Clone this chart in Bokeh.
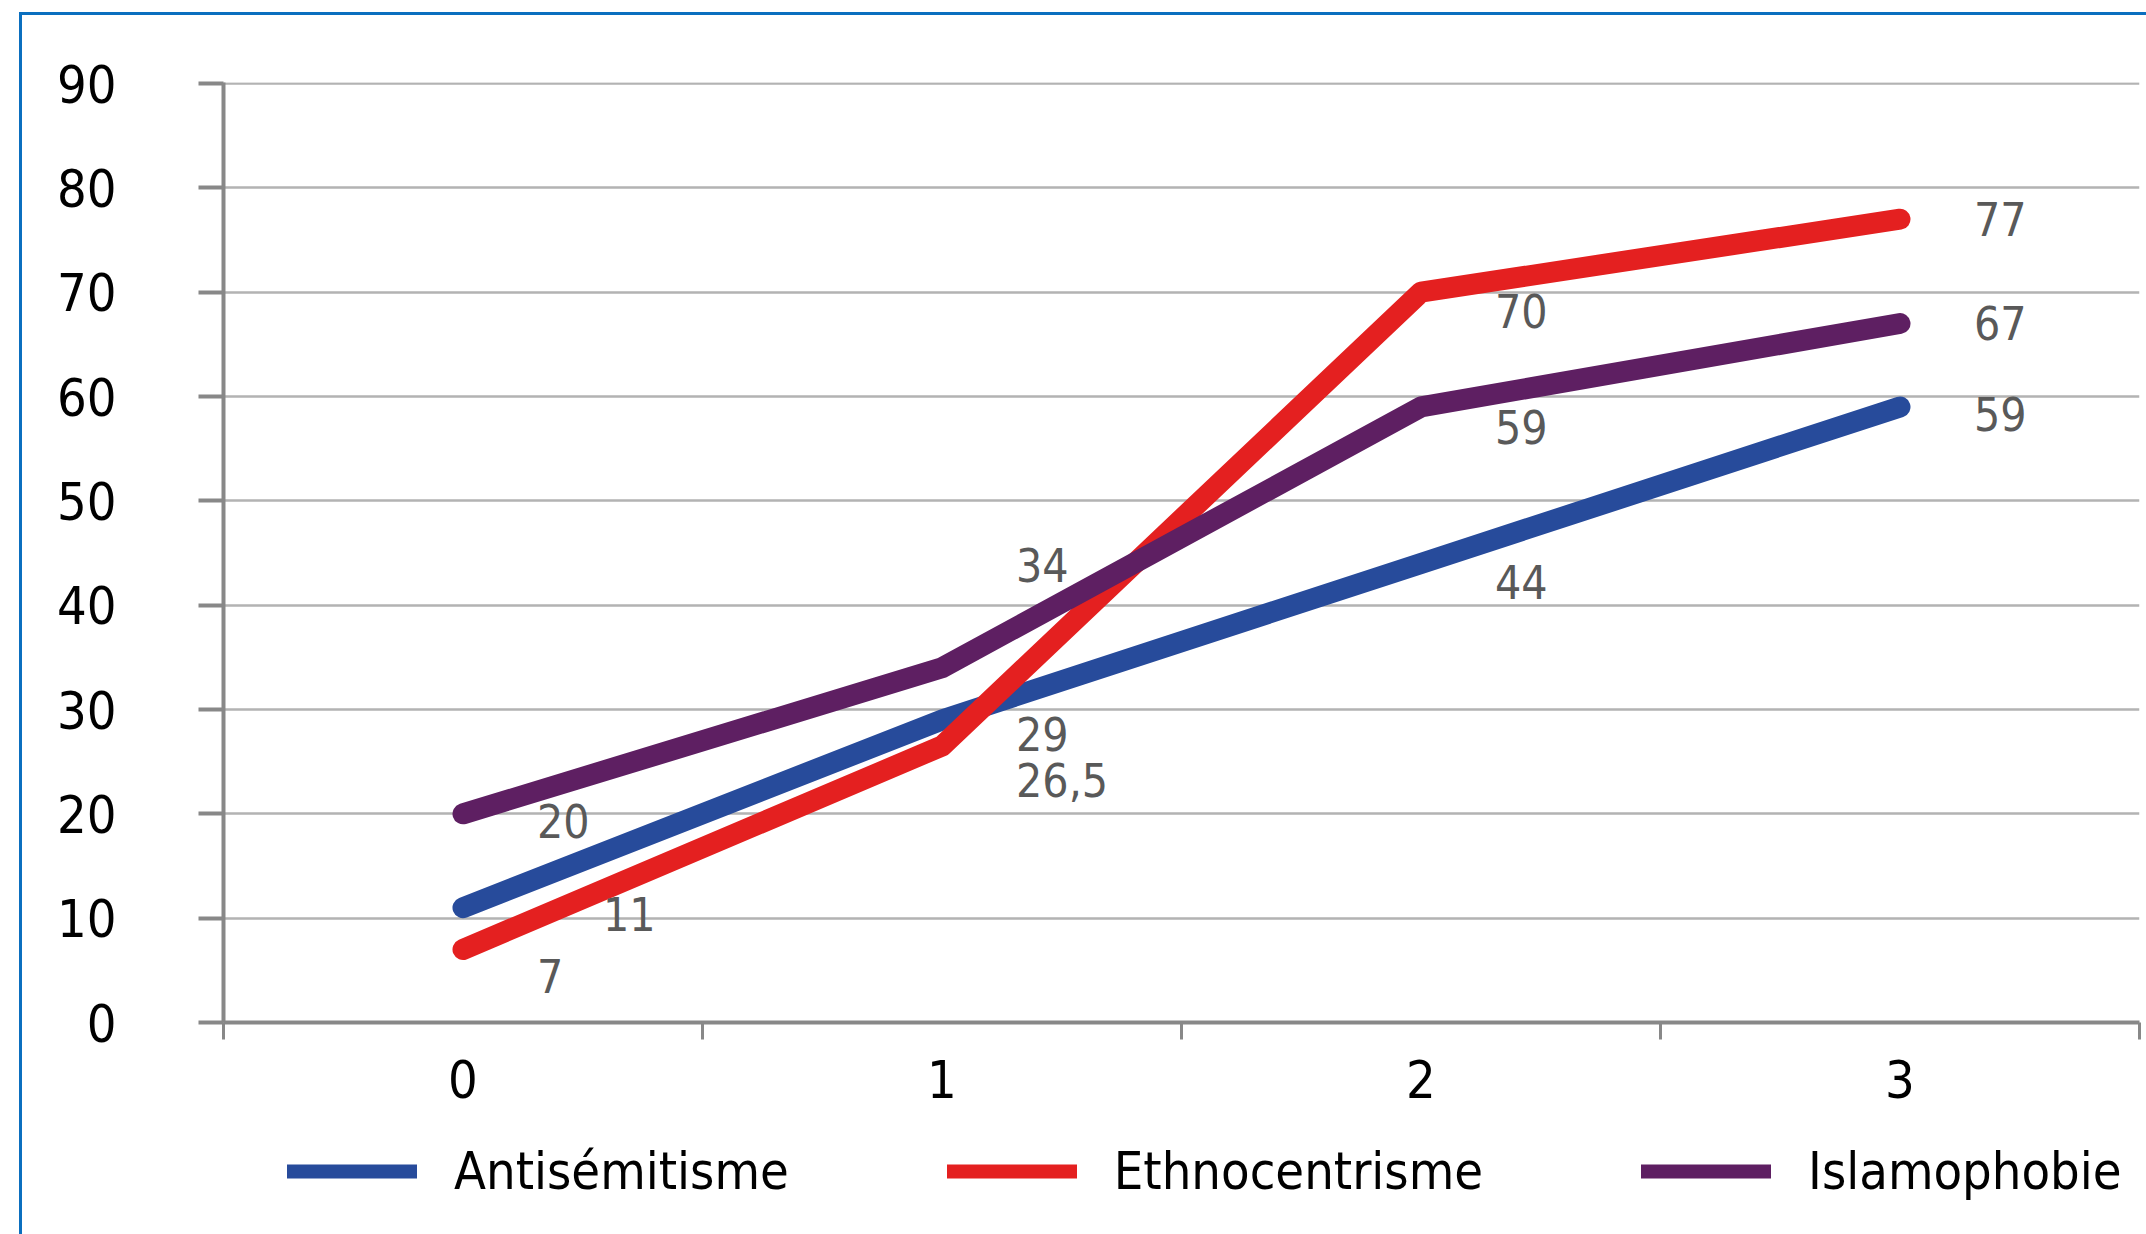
from bokeh.plotting import figure
from bokeh.layouts import column
from bokeh.models import FixedTicker, Legend, LegendItem, ColumnDataSource
from bokeh.core.properties import value
from bokeh.embed import file_html
from bokeh.resources import INLINE

# ---------------- data ----------------
categories = [0, 1, 2, 3]
antisemitisme = [11, 29, 44, 59]
ethnocentrisme = [7, 26.5, 70, 77]
islamophobie = [20, 34, 59, 67]
series_names = ["Antisémitisme", "Ethnocentrisme", "Islamophobie"]
y_ticks = [0, 10, 20, 30, 40, 50, 60, 70, 80, 90]

# ---------------- style ----------------
FONT = "Liberation Sans Narrow, DejaVu Sans Condensed, sans-serif"
colors = ["#274b9b", "#e42020", "#5e1f62"]
BLUE = "#0b6fbf"
# label offsets in screen pixels (dx right, dy down) per series/point
label_dx = [[140, 74, 74, 74], [74, 74, 74, 74], [74, 74, 74, 74]]
label_dy = [[6, 14, 19, 7], [27, 34, 19, 0], [7, -103, 20, 0]]

series = [antisemitisme, ethnocentrisme, islamophobie]

p = figure(width=2146, height=1128, x_range=(-0.5, 3.5), y_range=(0, 90.1),
           output_backend="svg", toolbar_location=None,
           min_border_left=223, min_border_right=7, min_border_top=82,
           min_border_bottom=106)
p.border_fill_color = None
p.background_fill_color = "white"
p.outline_line_color = None

# axes
p.yaxis.ticker = FixedTicker(ticks=y_ticks, minor_ticks=[])
p.yaxis.axis_line_color = "#888888"
p.yaxis.axis_line_width = 4
p.yaxis.major_tick_line_color = "#888888"
p.yaxis.major_tick_line_width = 4
p.yaxis.major_tick_out = 25
p.yaxis.major_tick_in = 0
p.yaxis.minor_tick_line_color = None
p.yaxis.major_label_text_font = FONT
p.yaxis.major_label_text_font_size = "52px"
p.yaxis.major_label_text_color = "black"
p.yaxis.major_label_standoff = 82

bounds = [c - 0.5 for c in categories] + [categories[-1] + 0.5]
p.xaxis.ticker = FixedTicker(ticks=categories, minor_ticks=bounds)
p.xaxis.axis_line_color = "#888888"
p.xaxis.axis_line_width = 4
p.xaxis.major_tick_line_color = None
p.xaxis.minor_tick_line_color = "#888888"
p.xaxis.minor_tick_line_width = 3
p.xaxis.minor_tick_out = 17
p.xaxis.minor_tick_in = 0
p.xaxis.major_tick_out = 17
p.xaxis.major_tick_in = 0
p.xaxis.major_label_text_font = FONT
p.xaxis.major_label_text_font_size = "52px"
p.xaxis.major_label_text_color = "black"
p.xaxis.major_label_standoff = 20

p.xgrid.visible = False
p.ygrid.ticker = FixedTicker(ticks=y_ticks, minor_ticks=[])
p.ygrid.grid_line_color = "#b3b3b3"
p.ygrid.grid_line_width = 2.5

# lines
for vals, c in zip(series, colors):
    p.line(categories, vals, line_width=21, line_color=c,
           line_cap="round", line_join="round")

# data labels
for vals, dx, dy in zip(series, label_dx, label_dy):
    src = ColumnDataSource(dict(
        x=categories, y=vals,
        t=[f"{v:g}".replace(".", ",") for v in vals],
        dx=dx, dy=dy))
    p.text(x="x", y="y", text="t", x_offset="dx", y_offset="dy", source=src,
           text_font=value(FONT), text_font_size="46px", text_color="#595959",
           text_align="left", text_baseline="middle")

# ---------------- legend strip ----------------
lf = figure(width=2146, height=106, x_range=(0, 1), y_range=(0, 1),
            output_backend="svg", toolbar_location=None,
            x_axis_type=None, y_axis_type=None,
            min_border_left=0, min_border_right=0, min_border_top=0,
            min_border_bottom=0)
lf.grid.visible = False
lf.outline_line_color = None
lf.border_fill_color = None
lf.background_fill_color = None

NAN = float("nan")
items = []
for name, c in zip(series_names, colors):
    # sample-only renderer (no visible data), used to draw the legend swatch
    r = lf.line(x=[NAN], y=[NAN], line_width=14, line_color=c, line_cap="round")
    items.append(LegendItem(label=name, renderers=[r]))

legend = Legend(items=items, orientation="horizontal", location=(64, 31),
                spacing=158, glyph_width=130, glyph_height=64, label_height=64,
                label_standoff=37, padding=0, margin=0,
                label_text_font=FONT, label_text_font_size="52px",
                label_text_color="black",
                background_fill_alpha=0, border_line_color=None)
lf.add_layout(legend, "center")

layout = column(p, lf, spacing=0)
layout.styles = {
    "background": (f"linear-gradient({BLUE},{BLUE}) 19px 12px / 3px 100% no-repeat, "
                   f"linear-gradient({BLUE},{BLUE}) 19px 12px / 100% 3px no-repeat, white"),
}

open("out.html", "w").write(file_html(layout, INLINE))
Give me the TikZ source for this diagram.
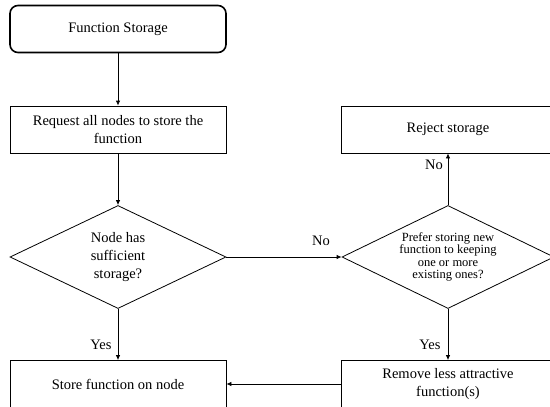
\documentclass[tikz,border=0pt]{standalone}
\usepackage{fontspec}
\setmainfont{Liberation Serif}
\usetikzlibrary{shapes.geometric,arrows.meta}

\begin{document}
\begin{tikzpicture}[x=1pt, y=-1pt,
    txt/.style={font=\fontsize{14.5}{18}\selectfont},
    box/.style={draw, line width=0.8pt, minimum width=216pt, minimum height=47pt, inner sep=0pt, align=center, txt},
    startbox/.style={box, rounded corners=8pt, line width=1.6pt},
    decision/.style={draw, diamond, line width=0.8pt, shape aspect=2.1, minimum width=216pt, minimum height=103pt, inner sep=0pt, align=center},
    arrow/.style={line width=0.8pt, -{Latex[length=5pt,width=4.5pt]}}]
    \useasboundingbox (0,0) rectangle (550,407);

    % Draw left column
    \node[startbox] (start) at (118,29) {Function Storage};
    \node[box] (req) at (118,129.5) {Request all nodes to store the\\function};
    \node[decision, txt] (dec1) at (118,257) {Node has\\sufficient\\storage?};
    \node[box] (store) at (118,384) {Store function on node};

    % Draw right column
    \node[box, minimum width=214pt] (reject) at (448,129.5) {Reject storage};
    \node[decision, minimum width=212pt, font=\fontsize{12.5}{12.5}\selectfont] (dec2) at (448,257)
        {Prefer storing new\\function to keeping\\one or more\\existing ones?};
    \node[box, minimum width=214pt] (remove) at (448,384) {Remove less attractive\\function(s)};

    % Draw connectors
    \draw[arrow] (start) -- (req);
    \draw[arrow] (req) -- (dec1);
    \draw[arrow] (dec1) -- (dec2);
    \draw[arrow] (dec2) -- (reject);
    \draw[arrow] (dec1) -- (store);
    \draw[arrow] (dec2) -- (remove);
    \draw[arrow] (remove) -- (store);

    % Draw labels
    \node[txt] (nohas) at (321,241) {No};
    \node[txt] (noprefer) at (434,165) {No};
    \node[txt] (yeshas) at (101,345) {Yes};
    \node[txt] (yesprefer) at (430,345) {Yes};
\end{tikzpicture}
\end{document}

STATED GOAL =
What you return should match the records above word for word, minus the pictures.

IN RESPONSE =
Clone this chart in Bokeh.
from bokeh.plotting import figure
from bokeh.layouts import column
from bokeh.models import FixedTicker, Legend, LegendItem, ColumnDataSource
from bokeh.core.properties import value
from bokeh.embed import file_html
from bokeh.resources import INLINE

# ---------------- data ----------------
categories = [0, 1, 2, 3]
antisemitisme = [11, 29, 44, 59]
ethnocentrisme = [7, 26.5, 70, 77]
islamophobie = [20, 34, 59, 67]
series_names = ["Antisémitisme", "Ethnocentrisme", "Islamophobie"]
y_ticks = [0, 10, 20, 30, 40, 50, 60, 70, 80, 90]

# ---------------- style ----------------
FONT = "Liberation Sans Narrow, DejaVu Sans Condensed, sans-serif"
colors = ["#274b9b", "#e42020", "#5e1f62"]
BLUE = "#0b6fbf"
# label offsets in screen pixels (dx right, dy down) per series/point
label_dx = [[140, 74, 74, 74], [74, 74, 74, 74], [74, 74, 74, 74]]
label_dy = [[6, 14, 19, 7], [27, 34, 19, 0], [7, -103, 20, 0]]

series = [antisemitisme, ethnocentrisme, islamophobie]

p = figure(width=2146, height=1128, x_range=(-0.5, 3.5), y_range=(0, 90.1),
           output_backend="svg", toolbar_location=None,
           min_border_left=223, min_border_right=7, min_border_top=82,
           min_border_bottom=106)
p.border_fill_color = None
p.background_fill_color = "white"
p.outline_line_color = None

# axes
p.yaxis.ticker = FixedTicker(ticks=y_ticks, minor_ticks=[])
p.yaxis.axis_line_color = "#888888"
p.yaxis.axis_line_width = 4
p.yaxis.major_tick_line_color = "#888888"
p.yaxis.major_tick_line_width = 4
p.yaxis.major_tick_out = 25
p.yaxis.major_tick_in = 0
p.yaxis.minor_tick_line_color = None
p.yaxis.major_label_text_font = FONT
p.yaxis.major_label_text_font_size = "52px"
p.yaxis.major_label_text_color = "black"
p.yaxis.major_label_standoff = 82

bounds = [c - 0.5 for c in categories] + [categories[-1] + 0.5]
p.xaxis.ticker = FixedTicker(ticks=categories, minor_ticks=bounds)
p.xaxis.axis_line_color = "#888888"
p.xaxis.axis_line_width = 4
p.xaxis.major_tick_line_color = None
p.xaxis.minor_tick_line_color = "#888888"
p.xaxis.minor_tick_line_width = 3
p.xaxis.minor_tick_out = 17
p.xaxis.minor_tick_in = 0
p.xaxis.major_tick_out = 17
p.xaxis.major_tick_in = 0
p.xaxis.major_label_text_font = FONT
p.xaxis.major_label_text_font_size = "52px"
p.xaxis.major_label_text_color = "black"
p.xaxis.major_label_standoff = 20

p.xgrid.visible = False
p.ygrid.ticker = FixedTicker(ticks=y_ticks, minor_ticks=[])
p.ygrid.grid_line_color = "#b3b3b3"
p.ygrid.grid_line_width = 2.5

# lines
for vals, c in zip(series, colors):
    p.line(categories, vals, line_width=21, line_color=c,
           line_cap="round", line_join="round")

# data labels
for vals, dx, dy in zip(series, label_dx, label_dy):
    src = ColumnDataSource(dict(
        x=categories, y=vals,
        t=[f"{v:g}".replace(".", ",") for v in vals],
        dx=dx, dy=dy))
    p.text(x="x", y="y", text="t", x_offset="dx", y_offset="dy", source=src,
           text_font=value(FONT), text_font_size="46px", text_color="#595959",
           text_align="left", text_baseline="middle")

# ---------------- legend strip ----------------
lf = figure(width=2146, height=106, x_range=(0, 1), y_range=(0, 1),
            output_backend="svg", toolbar_location=None,
            x_axis_type=None, y_axis_type=None,
            min_border_left=0, min_border_right=0, min_border_top=0,
            min_border_bottom=0)
lf.grid.visible = False
lf.outline_line_color = None
lf.border_fill_color = None
lf.background_fill_color = None

NAN = float("nan")
items = []
for name, c in zip(series_names, colors):
    # sample-only renderer (no visible data), used to draw the legend swatch
    r = lf.line(x=[NAN], y=[NAN], line_width=14, line_color=c, line_cap="round")
    items.append(LegendItem(label=name, renderers=[r]))

legend = Legend(items=items, orientation="horizontal", location=(64, 31),
                spacing=158, glyph_width=130, glyph_height=64, label_height=64,
                label_standoff=37, padding=0, margin=0,
                label_text_font=FONT, label_text_font_size="52px",
                label_text_color="black",
                background_fill_alpha=0, border_line_color=None)
lf.add_layout(legend, "center")

layout = column(p, lf, spacing=0)
layout.styles = {
    "background": (f"linear-gradient({BLUE},{BLUE}) 19px 12px / 3px 100% no-repeat, "
                   f"linear-gradient({BLUE},{BLUE}) 19px 12px / 100% 3px no-repeat, white"),
}

open("out.html", "w").write(file_html(layout, INLINE))
Give me the TikZ source for this diagram.
\documentclass[tikz,border=0pt]{standalone}
\usepackage{fontspec}
\setmainfont{Liberation Serif}
\usetikzlibrary{shapes.geometric,arrows.meta}

\begin{document}
\begin{tikzpicture}[x=1pt, y=-1pt,
    txt/.style={font=\fontsize{14.5}{18}\selectfont},
    box/.style={draw, line width=0.8pt, minimum width=216pt, minimum height=47pt, inner sep=0pt, align=center, txt},
    startbox/.style={box, rounded corners=8pt, line width=1.6pt},
    decision/.style={draw, diamond, line width=0.8pt, shape aspect=2.1, minimum width=216pt, minimum height=103pt, inner sep=0pt, align=center},
    arrow/.style={line width=0.8pt, -{Latex[length=5pt,width=4.5pt]}}]
    \useasboundingbox (0,0) rectangle (550,407);

    % Draw left column
    \node[startbox] (start) at (118,29) {Function Storage};
    \node[box] (req) at (118,129.5) {Request all nodes to store the\\function};
    \node[decision, txt] (dec1) at (118,257) {Node has\\sufficient\\storage?};
    \node[box] (store) at (118,384) {Store function on node};

    % Draw right column
    \node[box, minimum width=214pt] (reject) at (448,129.5) {Reject storage};
    \node[decision, minimum width=212pt, font=\fontsize{12.5}{12.5}\selectfont] (dec2) at (448,257)
        {Prefer storing new\\function to keeping\\one or more\\existing ones?};
    \node[box, minimum width=214pt] (remove) at (448,384) {Remove less attractive\\function(s)};

    % Draw connectors
    \draw[arrow] (start) -- (req);
    \draw[arrow] (req) -- (dec1);
    \draw[arrow] (dec1) -- (dec2);
    \draw[arrow] (dec2) -- (reject);
    \draw[arrow] (dec1) -- (store);
    \draw[arrow] (dec2) -- (remove);
    \draw[arrow] (remove) -- (store);

    % Draw labels
    \node[txt] (nohas) at (321,241) {No};
    \node[txt] (noprefer) at (434,165) {No};
    \node[txt] (yeshas) at (101,345) {Yes};
    \node[txt] (yesprefer) at (430,345) {Yes};
\end{tikzpicture}
\end{document}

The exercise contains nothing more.